The inexorable rise of the tough,flawed female detective continues with Anne Buist’s novel Medea’s Curse. Anne Buist is a psychologist with years of experience and much of that experience is on show in Medea’s Curse, a book which examines the hot topic issues of post natal depression, why women kill and paedophilia.
Dr Natalie King is a forensic psychologist who works in a prison psychiatric ward, dealing with women who have been committed for infanticide and murder. Natalie is on edge herself, taking drugs to control her own mental illness and seeing her own mentor/psychologist, Declan. Natalie is also still recovering from a case which saw a woman she was treating jailed for killing her baby. When a case involving the same father and another missing child is brought to her Natalie cannot help but get involved. Despite knowing that it is a bad idea, and against the advice of her therapist, she agrees to help the police in the hope that this time she can achieve what she feels is justice.
At the same time, Natalie is juggling a number of other cases. There is Georgia, accused of killing her three children, who has been diagnosed by one of her colleagues as possible having multiple personalities. And there is Jessie, who she is seeing in her private practice, possible a victim of some sort of abuse trying to resist the urge to harm herself. And if all this is not enough, Natalie is juggling a singing career, having an affair with a married man and also finds herself being stalked.
Natalie King herself is a great character. She drinks hard, she rides a motorbike, she sings in a pub rock band and she has no regrets. As far as her relationships go, they are short and dangerous and if the other party is married that is their problem to work out, not hers. But she is also has a desire to really understand her patients and bring justice. Much of the second half of the novel revolves around Natalie’s struggle between her ethics as a psychologist and her need to see justice done as the cases she is working on start to collide.
Medea’s Curse is an interesting read, dealing intelligently and compassionately with topics that many would shy away from such as the bond between mothers and their children, and personality disorders. Buist helps deliver her exposition of these issues using comparisons with other fiction dealing with these issues such as The United States of Tara (multiple personality disorder) and We Need to Talk About Kevin (mother/child bond). The amount of dialogue focussed on psychological conditions and what might cause them does impact on the pacing of the plot but not enough to derail the thriller elements.

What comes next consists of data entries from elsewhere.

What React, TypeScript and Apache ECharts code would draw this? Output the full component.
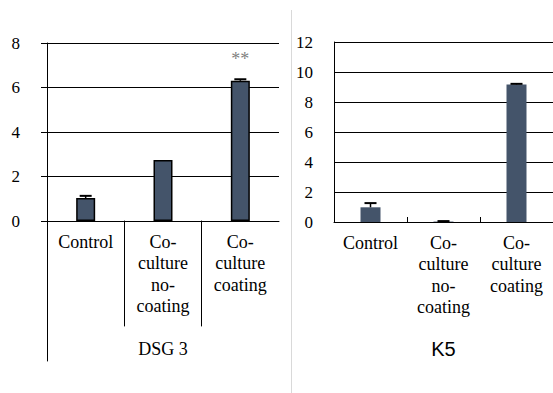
import React, { useEffect, useRef } from 'react';
import * as echarts from 'echarts';

// ---- data ----
const categories = ['Control', 'Co-culture no-coating', 'Co-culture coating'];
const categoryLines = [['Control'], ['Co-', 'culture', 'no-', 'coating'], ['Co-', 'culture', 'coating']];
const dsg3Values = [1.03, 2.74, 6.3];
const dsg3Errors = [0.1, 0.0, 0.07];
const dsg3Marks = ['', '', '**'];
const dsg3Ticks = [0, 2, 4, 6, 8];
const k5Values = [0.98, 0.03, 9.17];
const k5Errors = [0.28, 0.03, 0.04];
const k5Ticks = [0, 2, 4, 6, 8, 10, 12];
const panelNames = ['DSG 3', 'K5'];

// ---- layout ----
const W = 553;
const H = 393;
const GL = { left: 47, top: 43, width: 232, height: 178 };
const GR = { left: 334, top: 42, width: 228, height: 180 };
const BAR = '#44546A';
const SERIF = 'Times New Roman, Liberation Serif, serif';
const SANS = 'Arial, Liberation Sans, sans-serif';

const labelFormatter = (value: string) => {
  const i = categories.indexOf(value);
  return (categoryLines[i] || [value]).join('\n');
};

const errRender = (params: any, api: any) => {
  const v = api.value(1);
  const e = api.value(2);
  if (!(e > 0)) return null;
  const i = api.value(0);
  const base = api.coord([i, v]);
  const top = api.coord([i, v + e]);
  const half = 6;
  return {
    type: 'group',
    children: [
      { type: 'line', shape: { x1: base[0], y1: base[1], x2: top[0], y2: top[1] }, style: { stroke: '#000', lineWidth: 1.5 } },
      { type: 'line', shape: { x1: top[0] - half, y1: top[1], x2: top[0] + half, y2: top[1] }, style: { stroke: '#000', lineWidth: 2 } },
    ],
  };
};

export default function App() {
  const ref = useRef<HTMLDivElement>(null);
  useEffect(() => {
    if (!ref.current) return;
    const chart = echarts.init(ref.current, undefined, { renderer: 'svg' });
    const catW = GL.width / categories.length;
    const xLabel = () => ({
      formatter: labelFormatter,
      fontFamily: SERIF,
      fontSize: 18,
      lineHeight: 21.5,
      color: '#000',
      margin: 10,
      interval: 0,
    });
    const yLabel = (margin: number) => ({ fontFamily: SERIF, fontSize: 17, color: '#000', margin });
    const helperY = (gridIndex: number, position: string) => ({
      type: 'value',
      gridIndex,
      position,
      min: 0,
      max: 1,
      axisLine: { show: true, lineStyle: { color: '#000', width: 1 } },
      axisTick: { show: false },
      axisLabel: { show: false },
      splitLine: { show: false },
    });
    const option: any = {
      animation: false,
      textStyle: { fontFamily: SERIF },
      grid: [
        { ...GL },
        { ...GR },
        { left: GL.left, top: GL.top + GL.height, width: catW, height: 140 },
        { left: GL.left + catW, top: GL.top + GL.height, width: catW, height: 105 },
      ],
      xAxis: [
        {
          type: 'category',
          gridIndex: 0,
          data: categories,
          axisLine: { show: true, lineStyle: { color: '#000', width: 1 } },
          axisTick: { show: false },
          axisLabel: xLabel(),
          name: panelNames[0],
          nameLocation: 'middle',
          nameGap: 119,
          nameTextStyle: { fontFamily: SERIF, fontSize: 18, color: '#000' },
        },
        {
          type: 'category',
          gridIndex: 1,
          data: categories,
          axisLine: { show: true, lineStyle: { color: '#000', width: 1 } },
          axisTick: { show: true, inside: true, length: 5, lineStyle: { color: '#000' } },
          axisLabel: xLabel(),
          name: panelNames[1],
          nameLocation: 'middle',
          nameGap: 117,
          nameTextStyle: { fontFamily: SANS, fontSize: 20, color: '#000' },
        },
        { type: 'value', gridIndex: 2, show: false },
        { type: 'value', gridIndex: 3, show: false },
      ],
      yAxis: [
        {
          type: 'value',
          gridIndex: 0,
          min: dsg3Ticks[0],
          max: dsg3Ticks[dsg3Ticks.length - 1],
          interval: dsg3Ticks[1] - dsg3Ticks[0],
          axisLine: { show: true, lineStyle: { color: '#000', width: 1 } },
          axisTick: { show: true, length: 6, lineStyle: { color: '#000' } },
          axisLabel: yLabel(27),
          splitLine: { show: true, lineStyle: { color: '#000', width: 1 } },
        },
        {
          type: 'value',
          gridIndex: 1,
          min: k5Ticks[0],
          max: k5Ticks[k5Ticks.length - 1],
          interval: k5Ticks[1] - k5Ticks[0],
          axisLine: { show: true, lineStyle: { color: '#000', width: 1 } },
          axisTick: { show: false },
          axisLabel: yLabel(21),
          splitLine: { show: true, lineStyle: { color: '#000', width: 1 } },
        },
        helperY(2, 'left'),
        helperY(3, 'left'),
        helperY(3, 'right'),
      ],
      graphic: [
        {
          type: 'line',
          shape: { x1: 291.5, y1: 10, x2: 291.5, y2: H },
          style: { stroke: '#d9d9d9', lineWidth: 1 },
        },
      ],
      series: [
        {
          type: 'bar',
          xAxisIndex: 0,
          yAxisIndex: 0,
          barWidth: 19,
          itemStyle: { color: BAR, borderColor: '#000', borderWidth: 1.5 },
          data: dsg3Values.map((v, i) => ({
            value: v,
            label: {
              show: !!dsg3Marks[i],
              position: 'top',
              distance: 13,
              formatter: dsg3Marks[i],
              fontFamily: SERIF,
              fontSize: 18,
              color: '#7f7f7f',
            },
          })),
        },
        {
          type: 'custom',
          xAxisIndex: 0,
          yAxisIndex: 0,
          renderItem: errRender,
          encode: { x: 0, y: 1 },
          data: dsg3Values.map((v, i) => [i, v, dsg3Errors[i]]),
          z: 5,
        },
        {
          type: 'bar',
          xAxisIndex: 1,
          yAxisIndex: 1,
          barWidth: 20,
          itemStyle: { color: BAR },
          data: k5Values,
        },
        {
          type: 'custom',
          xAxisIndex: 1,
          yAxisIndex: 1,
          renderItem: errRender,
          encode: { x: 0, y: 1 },
          data: k5Values.map((v, i) => [i, v, k5Errors[i]]),
          z: 5,
        },
      ],
    };
    chart.setOption(option);
    return () => chart.dispose();
  }, []);
  return (
    <div
      ref={ref}
      style={{ position: 'fixed', left: 0, top: 0, width: W, height: H, background: '#fff' }}
    />
  );
}
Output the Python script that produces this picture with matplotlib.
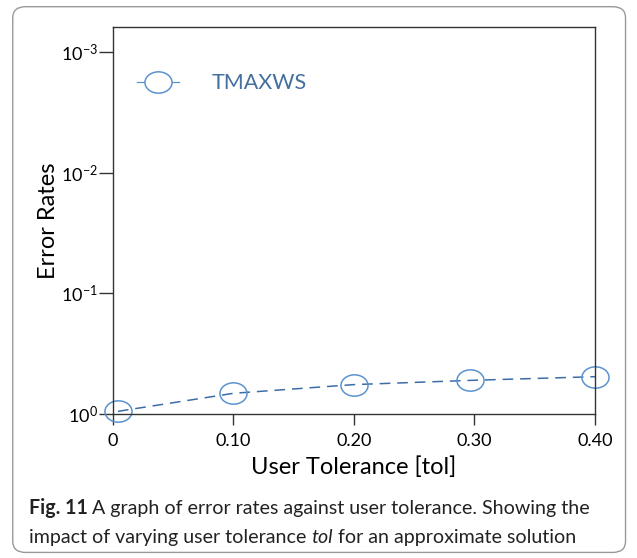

Medea’s Curse is a book jammed packed with incident and in the end it becomes overburdened by plot. There are just too many coincidences to bring the whole together in a way that does not feel contrived. But it is overall an effective and engaging crime novel, that handles its issues compassionately, builds tension well and has a fascinating, flawed protagonist. It will be interesting to see what Anne Buist (and Natalie King) do next.